Erlangen: Gewerkschaften und AfD liegen im Clinch
12.12.2018, 06:00 UhrZwar sind die Daten, die ein Forscherteam der Universität Jena in ostdeutschen Betrieben erhoben haben, auf den ersten Blick überraschend, andererseits aber auch nicht zu leugnen: Gewerkschaftsmitglieder vertreten offen "rechte" Positionen, kandidieren für die Rechtspopulisten, stellen sogar eigene Betriebsrats-Listen auf und äußern sich – das hat Dörre in Interviews festgehalten – offen reaktionär. Selbst die Nähe zum NSU, zum Nationalsozialistischen Untergrund, wird in einigen Betrieben Ostdeutschlands, bekundet.
Dabei geben sich die "rechten" Gewerkschafter gerne als "Kümmerer" (in Abgrenzung zu den "Funktionären"), üben Globalisierungskritik und schüren die Angst davor.
Für Dörre steht deshalb fest, dass die Globalisierung ideologisch in der Form der Rechtspopulisten auf ihre Zentren zurückschlägt, dass die wirtschaftliche Entwicklung zwar immer größeren Wohlstand anhäuft, der aber immer ungleicher verteilt wird – zu Lasten der Arbeitnehmer. Langzeitstatistiken zeigten eine stetig sinkende Lohnquote an den volkswirtschaftlichen Ergebnissen auf, Wachstum werde heute aus einem immer größer werdenden Ressourcenverbrauch geschaffen – mit der Folge weiterer ökologischer Krisen.
Unübersehbare Auswirkungen
Wie sehr sich die Einbindung der Arbeit in die Gesellschaft(en) verändert habe, lasse sich daran erkennen, dass vor über 100 Jahren das soziale Milieu noch rund zur Hälfte den Lebensmittelpunkt bestimmt habe, heute seien es nur noch rund 15 Prozent.
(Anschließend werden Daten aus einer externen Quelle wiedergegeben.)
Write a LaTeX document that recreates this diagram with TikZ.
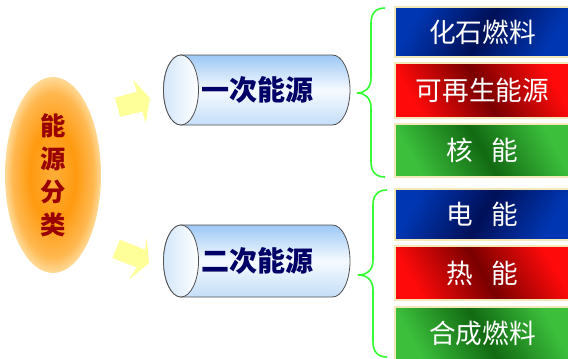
\documentclass[tikz,border=0pt]{standalone}
\usepackage{fontspec}
\setmainfont{Noto Sans CJK SC}
\usetikzlibrary{shapes.geometric}
\definecolor{arrowY}{HTML}{FFFF99}
\definecolor{braceG}{HTML}{33FF33}
\definecolor{cylTop}{HTML}{9CC8F5}
\definecolor{cylMid}{HTML}{F6FAFF}
\definecolor{cylBot}{HTML}{C4DEF8}
\definecolor{cylLine}{HTML}{505050}
\definecolor{navyT}{HTML}{000066}
\definecolor{redT}{HTML}{990000}
\definecolor{boxLine}{HTML}{F2E8B8}
\definecolor{blueA}{HTML}{0036B2}
\definecolor{blueB}{HTML}{001058}
\definecolor{redA}{HTML}{FF0A0A}
\definecolor{redB}{HTML}{7A0000}
\definecolor{greenA}{HTML}{3CC03C}
\definecolor{greenB}{HTML}{126A12}
\definecolor{orA}{HTML}{FFAE3A}
\definecolor{orB}{HTML}{FF9A10}
\definecolor{orC}{HTML}{FFB850}
\definecolor{orD}{HTML}{FFDA98}
\pgfdeclareradialshading{orangeglow}{\pgfpoint{0bp}{0bp}}{color(0bp)=(orA); color(12bp)=(orB); color(21bp)=(orC); color(25bp)=(orD); color(50bp)=(orD)}
\tikzset{
  catbox/.style={rectangle, draw=boxLine, line width=1.1pt, minimum width=131.25pt,
    inner sep=0pt, text=white, font=\fontsize{20pt}{24pt}\selectfont},
  bluebox/.style={catbox, top color=blueA, bottom color=blueA, middle color=blueB, shading angle=60},
  redbox/.style={catbox, top color=redA, bottom color=redA, middle color=redB, shading angle=120},
  greenbox/.style={catbox, top color=greenA, bottom color=greenA, middle color=greenB, shading angle=120},
  cylbody/.style={draw=cylLine, line width=0.6pt, top color=cylTop, bottom color=cylBot, middle color=cylMid},
  cylface/.style={draw=cylLine, line width=0.6pt, left color=cylTop!45, right color=white},
  cyltext/.style={text=navyT, font=\fontsize{21pt}{24pt}\selectfont\bfseries, inner sep=0pt},
  bracepath/.style={draw=braceG, line width=1.2pt},
  blockarrow/.style={fill=arrowY}
}
\begin{document}
\begin{tikzpicture}[x=0.75pt,y=0.75pt]
\useasboundingbox (0,0) rectangle (568,358);
\clip (0,0) rectangle (568,358);
% main ellipse
\node[ellipse, shading=orangeglow, minimum width=72pt, minimum height=147pt, inner sep=0pt,
  text=redT, align=center, font=\fontsize{19pt}{24.75pt}\selectfont\bfseries] (cat) at (53,183) {能\\源\\分\\类};
% block arrows
\fill[blockarrow] (115,260.3) -- (120,241.3) -- (142.3,246.3) -- (145.7,235.3) -- (150,259.7) -- (133.3,278) -- (136.7,266.3) -- cycle;
\fill[blockarrow] (120,118.3) -- (112.3,100) -- (136.7,90.7) -- (129,78.3) -- (149,95) -- (146.7,120) -- (145,108.3) -- cycle;
% cylinder 1
\path[cylbody] (181,303) -- (332.5,303) arc[start angle=90, end angle=-90, x radius=17.5, y radius=35] -- (181,233) arc[start angle=270, end angle=90, x radius=17.5, y radius=35] -- cycle;
\path[cylface] (181,268) ellipse [x radius=17.5, y radius=35];
\node[cyltext] (prim) at (257,268) {一次能源};
% cylinder 2
\path[cylbody] (181,133) -- (332.5,133) arc[start angle=90, end angle=-90, x radius=17.5, y radius=36] -- (181,61) arc[start angle=270, end angle=90, x radius=17.5, y radius=36] -- cycle;
\path[cylface] (181,97) ellipse [x radius=17.5, y radius=36];
\node[cyltext] (sec) at (257,97) {二次能源};
% braces
\path[bracepath] (385,350) .. controls (376,350) and (371,345) .. (371,335) -- (371,280) .. controls (371,270) and (365,265) .. (357,265) .. controls (365,265) and (371,260) .. (371,250) -- (371,196) .. controls (371,186) and (376,181) .. (385,181);
\path[bracepath] (387,168) .. controls (378,168) and (373,163) .. (373,153) -- (373,98) .. controls (373,88) and (367,83) .. (358,83) .. controls (367,83) and (373,78) .. (373,68) -- (373,16) .. controls (373,6) and (378,1) .. (387,1);
% boxes
\node[bluebox, minimum height=37.5pt] (b1) at (482.5,326) {化石燃料};
\node[redbox, minimum height=41.25pt] (b2) at (482.5,267.5) {可再生能源};
\node[greenbox, minimum height=39.75pt] (b3) at (482.5,207.5) {核\hspace{0.7em}能};
\node[bluebox, minimum height=38.25pt] (b4) at (482.5,143.5) {电\hspace{0.7em}能};
\node[redbox, minimum height=40.5pt] (b5) at (482.5,85) {热\hspace{0.7em}能};
\node[greenbox, minimum height=39.75pt] (b6) at (482.5,24.5) {合成燃料};
\end{tikzpicture}
\end{document}
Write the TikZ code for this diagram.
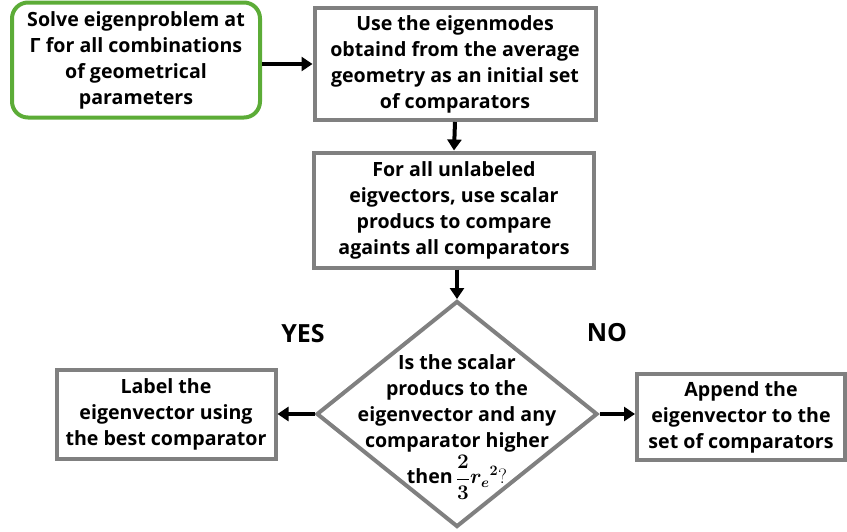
\documentclass[tikz,border=0pt]{standalone}
\usepackage{fontspec}
\setmainfont{Open Sans}
\usetikzlibrary{arrows.meta,shapes.geometric}
\definecolor{boxgreen}{RGB}{92,172,55}
\definecolor{boxgray}{RGB}{128,128,128}
\begin{document}
\begin{tikzpicture}[x={(1pt,0)},y={(0,-1pt)},
  txt/.style={font=\fontsize{19.6}{26}\selectfont\bfseries, align=center, text=black},
  greenbox/.style={txt, draw=boxgreen, line width=4pt, rounded corners=16pt, minimum width=248pt, minimum height=115pt, inner sep=0pt},
  graybox/.style={txt, draw=boxgray, line width=4pt, inner sep=0pt},
  decision/.style={diamond, draw=boxgray, line width=4pt, minimum width=281pt, minimum height=226pt, inner sep=0pt},
  ans/.style={font=\fontsize{25}{30}\selectfont\bfseries},
  arr/.style={line width=4pt, -{Triangle[length=11pt,width=14pt]}}
]
\useasboundingbox (0,0) rectangle (847,531);
\node[greenbox] (solve) at (136,60) {Solve eigenproblem at\\Γ for all combinations\\of geometrical\\parameters};
\node[graybox, minimum width=281pt, minimum height=112pt] (use) at (455,64) {Use the eigenmodes\\obtaind from the average\\geometry as an initial set\\of comparators};
\node[graybox, minimum width=280pt, minimum height=115pt] (forall) at (454,210) {For all unlabeled\\eigvectors, use scalar\\producs to compare\\againts all comparators};
\node[decision] (dec) at (457,414) {};
\node[txt, anchor=north] (dectext) at (457,351) {Is the scalar\\producs to the\\eigenvector and any\\comparator higher\\[2pt]then\,{\fontsize{20}{22}\selectfont\boldmath$\displaystyle\frac{2}{3}{r_e}^{2}$\unboldmath$?$}};
\node[graybox, minimum width=219pt, minimum height=89pt] (label) at (166,414) {Label the\\eigenvector using\\the best comparator};
\node[graybox, minimum width=208pt, minimum height=86pt] (append) at (741,417) {Append the\\eigenvector to the\\set of comparators};
\node[ans] (yes) at (303,334) {YES};
\node[ans] (no) at (607,333) {NO};
\draw[arr] (solve.east |- 0,64) -- (use.west |- 0,64);
\draw[arr] (use.south) -- (forall.north);
\draw[arr] (forall.south -| dec.north) -- (dec.north);
\draw[arr] (dec.west) -- (label.east |- dec.west);
\draw[arr] (dec.east) -- (append.west |- dec.east);
\end{tikzpicture}
\end{document}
Dafür werde der Ort, das Land, in dem man lebe immer wichtiger – "kein Wunder, dass sich so viele Menschen auf den Weg machen".
Die Rechtspopulisten versuchten, mit simplen (imginierten) Gegensätzen wie "System" und "Volk", "Eliten" und "kleinen Leuten" Stimmung zu machen, predigten eine "Homogenisierung des Volkes", in der die realen Gegensätze zwischen Kapital und Arbeit aufgehoben erschienen. Diese Strategie der Rechten löse die Umverteilungsfrage von einem Oben nach einem Unten durch ein von innen nach außen ab – innen sitzen die deutschen Arbeitnehmer, außen die "fremden". Dies verbinde sich zudem mit einem Sozialpopulismus", "der den Linken die Krone abnehmen
möchte" – selbst vor den Klassikern wie Karl Marx werde nicht halt gemacht und versucht, deren Thesen umzudeuten.
Der Sozialwissenschaftler plädiert angesichts seiner Befunde, dass man sich innerhalb der Gewerkschaften auf eine offene Auseinandersetzung mit den Rechten einlassen müsse. Auch die "Systemfrage" dürfe man nicht den Rechten überlassen, deren Erfolge gemahnten daran, dass die Linke selbst kein schlüssiges Konzept für eine bessere Gesellschaft vorgelegt habe. Und dass Frauen offenbar weniger anfällig für das rechte Gedankengut seien, müsse auch nachdenklich machen.